*Task directions*: How does the data below read from its first line through the line containing "(lat) at (322,27)"? Print those lines exactly.

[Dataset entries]
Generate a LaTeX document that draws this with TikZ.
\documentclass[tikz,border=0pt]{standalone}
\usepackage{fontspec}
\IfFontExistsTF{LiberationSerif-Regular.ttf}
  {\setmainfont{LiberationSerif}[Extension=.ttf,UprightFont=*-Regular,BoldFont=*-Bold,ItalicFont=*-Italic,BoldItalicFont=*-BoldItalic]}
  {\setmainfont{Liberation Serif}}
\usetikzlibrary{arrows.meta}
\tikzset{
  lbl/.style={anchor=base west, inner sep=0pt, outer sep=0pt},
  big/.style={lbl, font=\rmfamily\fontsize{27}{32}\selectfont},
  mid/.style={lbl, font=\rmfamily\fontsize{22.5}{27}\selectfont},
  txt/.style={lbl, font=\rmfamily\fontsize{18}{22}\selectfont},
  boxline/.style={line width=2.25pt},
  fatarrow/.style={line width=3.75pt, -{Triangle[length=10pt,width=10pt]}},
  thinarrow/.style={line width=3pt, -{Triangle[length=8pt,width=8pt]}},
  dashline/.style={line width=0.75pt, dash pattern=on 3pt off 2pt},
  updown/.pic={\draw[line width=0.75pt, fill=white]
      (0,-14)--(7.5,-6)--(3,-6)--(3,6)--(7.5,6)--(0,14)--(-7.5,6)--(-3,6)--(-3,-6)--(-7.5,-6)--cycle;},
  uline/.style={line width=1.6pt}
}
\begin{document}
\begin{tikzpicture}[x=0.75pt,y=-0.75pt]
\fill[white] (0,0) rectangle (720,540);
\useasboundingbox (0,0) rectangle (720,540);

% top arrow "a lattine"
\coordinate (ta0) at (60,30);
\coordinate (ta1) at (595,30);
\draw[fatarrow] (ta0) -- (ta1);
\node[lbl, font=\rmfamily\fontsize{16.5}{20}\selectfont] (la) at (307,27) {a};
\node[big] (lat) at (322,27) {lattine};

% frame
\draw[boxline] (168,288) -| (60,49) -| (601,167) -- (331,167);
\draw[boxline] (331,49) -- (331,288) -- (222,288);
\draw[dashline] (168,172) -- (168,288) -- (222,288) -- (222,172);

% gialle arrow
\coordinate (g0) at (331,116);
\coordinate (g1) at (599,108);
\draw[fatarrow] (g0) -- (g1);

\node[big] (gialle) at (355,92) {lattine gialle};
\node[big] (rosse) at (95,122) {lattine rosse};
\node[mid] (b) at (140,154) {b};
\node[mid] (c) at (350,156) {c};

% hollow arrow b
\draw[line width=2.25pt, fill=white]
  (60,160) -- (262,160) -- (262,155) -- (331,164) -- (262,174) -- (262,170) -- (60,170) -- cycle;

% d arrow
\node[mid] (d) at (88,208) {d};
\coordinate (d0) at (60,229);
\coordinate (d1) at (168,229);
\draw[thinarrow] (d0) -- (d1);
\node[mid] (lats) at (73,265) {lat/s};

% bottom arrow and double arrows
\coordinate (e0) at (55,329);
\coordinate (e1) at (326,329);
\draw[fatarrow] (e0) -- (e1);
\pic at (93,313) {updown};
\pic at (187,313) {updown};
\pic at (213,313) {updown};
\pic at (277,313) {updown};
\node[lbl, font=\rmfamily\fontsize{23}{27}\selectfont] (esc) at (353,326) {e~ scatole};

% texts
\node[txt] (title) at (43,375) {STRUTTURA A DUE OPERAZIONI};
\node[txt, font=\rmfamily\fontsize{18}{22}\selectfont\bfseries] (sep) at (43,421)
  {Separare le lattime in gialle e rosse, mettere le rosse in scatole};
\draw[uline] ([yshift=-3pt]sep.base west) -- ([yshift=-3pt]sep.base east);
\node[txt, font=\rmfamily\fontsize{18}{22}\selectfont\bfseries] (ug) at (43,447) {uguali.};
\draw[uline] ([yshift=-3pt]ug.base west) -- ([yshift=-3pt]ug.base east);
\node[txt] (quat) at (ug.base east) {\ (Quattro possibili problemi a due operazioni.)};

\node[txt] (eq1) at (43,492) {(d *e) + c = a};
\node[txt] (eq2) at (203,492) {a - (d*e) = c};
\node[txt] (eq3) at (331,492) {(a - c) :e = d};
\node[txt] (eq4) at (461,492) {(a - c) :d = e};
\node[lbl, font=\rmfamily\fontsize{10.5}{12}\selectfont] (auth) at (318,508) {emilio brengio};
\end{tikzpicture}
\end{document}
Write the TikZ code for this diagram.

*Answer below*:
Generate a LaTeX document that draws this with TikZ.
\documentclass[tikz,border=0pt]{standalone}
\usepackage{fontspec}
\IfFontExistsTF{LiberationSerif-Regular.ttf}
  {\setmainfont{LiberationSerif}[Extension=.ttf,UprightFont=*-Regular,BoldFont=*-Bold,ItalicFont=*-Italic,BoldItalicFont=*-BoldItalic]}
  {\setmainfont{Liberation Serif}}
\usetikzlibrary{arrows.meta}
\tikzset{
  lbl/.style={anchor=base west, inner sep=0pt, outer sep=0pt},
  big/.style={lbl, font=\rmfamily\fontsize{27}{32}\selectfont},
  mid/.style={lbl, font=\rmfamily\fontsize{22.5}{27}\selectfont},
  txt/.style={lbl, font=\rmfamily\fontsize{18}{22}\selectfont},
  boxline/.style={line width=2.25pt},
  fatarrow/.style={line width=3.75pt, -{Triangle[length=10pt,width=10pt]}},
  thinarrow/.style={line width=3pt, -{Triangle[length=8pt,width=8pt]}},
  dashline/.style={line width=0.75pt, dash pattern=on 3pt off 2pt},
  updown/.pic={\draw[line width=0.75pt, fill=white]
      (0,-14)--(7.5,-6)--(3,-6)--(3,6)--(7.5,6)--(0,14)--(-7.5,6)--(-3,6)--(-3,-6)--(-7.5,-6)--cycle;},
  uline/.style={line width=1.6pt}
}
\begin{document}
\begin{tikzpicture}[x=0.75pt,y=-0.75pt]
\fill[white] (0,0) rectangle (720,540);
\useasboundingbox (0,0) rectangle (720,540);

% top arrow "a lattine"
\coordinate (ta0) at (60,30);
\coordinate (ta1) at (595,30);
\draw[fatarrow] (ta0) -- (ta1);
\node[lbl, font=\rmfamily\fontsize{16.5}{20}\selectfont] (la) at (307,27) {a};
\node[big] (lat) at (322,27) {lattine};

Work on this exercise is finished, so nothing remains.